Your second question is more difficult although it also is the spirit and flesh to these "horarial" bones. Eremitical life is motivated by love and the Camaldolese "privilege of love" (koinonia) works itself out in what is called the threefold good: solitude, community, and evangelization. Camaldolese spirituality is a dynamic reality involved in the dialectical push and pull between these three goods. For me this means that everything I do is really communal at its heart for even I am communal at the core of my being: solitude is communal in the sense that it involves being with God, but also being closer to and united with/to all that is grounded in him. Contemplative life tends to spill over into some ministry besides that of prayer and the very work of solitude and eremitical contemplative life involves for me at least, a very limited call to minister in my parish and diocese.

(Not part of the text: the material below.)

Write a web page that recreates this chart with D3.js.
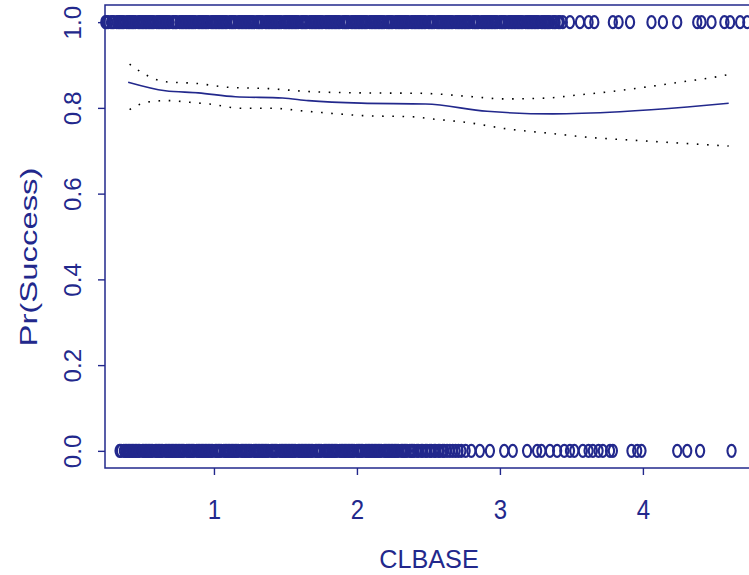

Concretely this means some (relatively little) adult faith formation (theology), writing reflections for Mass readings (these are then available for those attending daily Mass), leading an occasional Communion service in the absence of a priest or deacon, and being available for some spiritual direction. (You can probably see the accent on Evangelization here too.)

Eremitical life for the diocesan hermit is lived in the heart of the Church and more specifically, in the heart of the parish and diocese. In part because of Camaldolese Benedictinism I have a strong sense that my solitude is supported by and supports the parish faith community. More, I have a sense that this is part of the very charism of the diocesan hermit. I could not live this life without them and they find my life an important presence even (and in some ways, especially) in my solitude. For me Camaldolese Benedictinism is the best model available for living out this vocation. The Carthusian model could leave me out of touch with the parish (and vice versa), the Franciscan could have me swallowed up in active ministry, and so forth. For that matter, it becomes a wonderful paradigm for parish life as well and so parishioners begin to try to take on or are more open to experiencing the dynamic of solitude-community-evangelization themselves. It is not a matter of either/or here but of negotiating the dialogue which goes on between these dimensions of a healthy Christian spirituality. Still, the bottom line for me is Camaldolese Bendictinism provides a spirituality which is uniquely suited to solitary eremitical life within the context of a parish.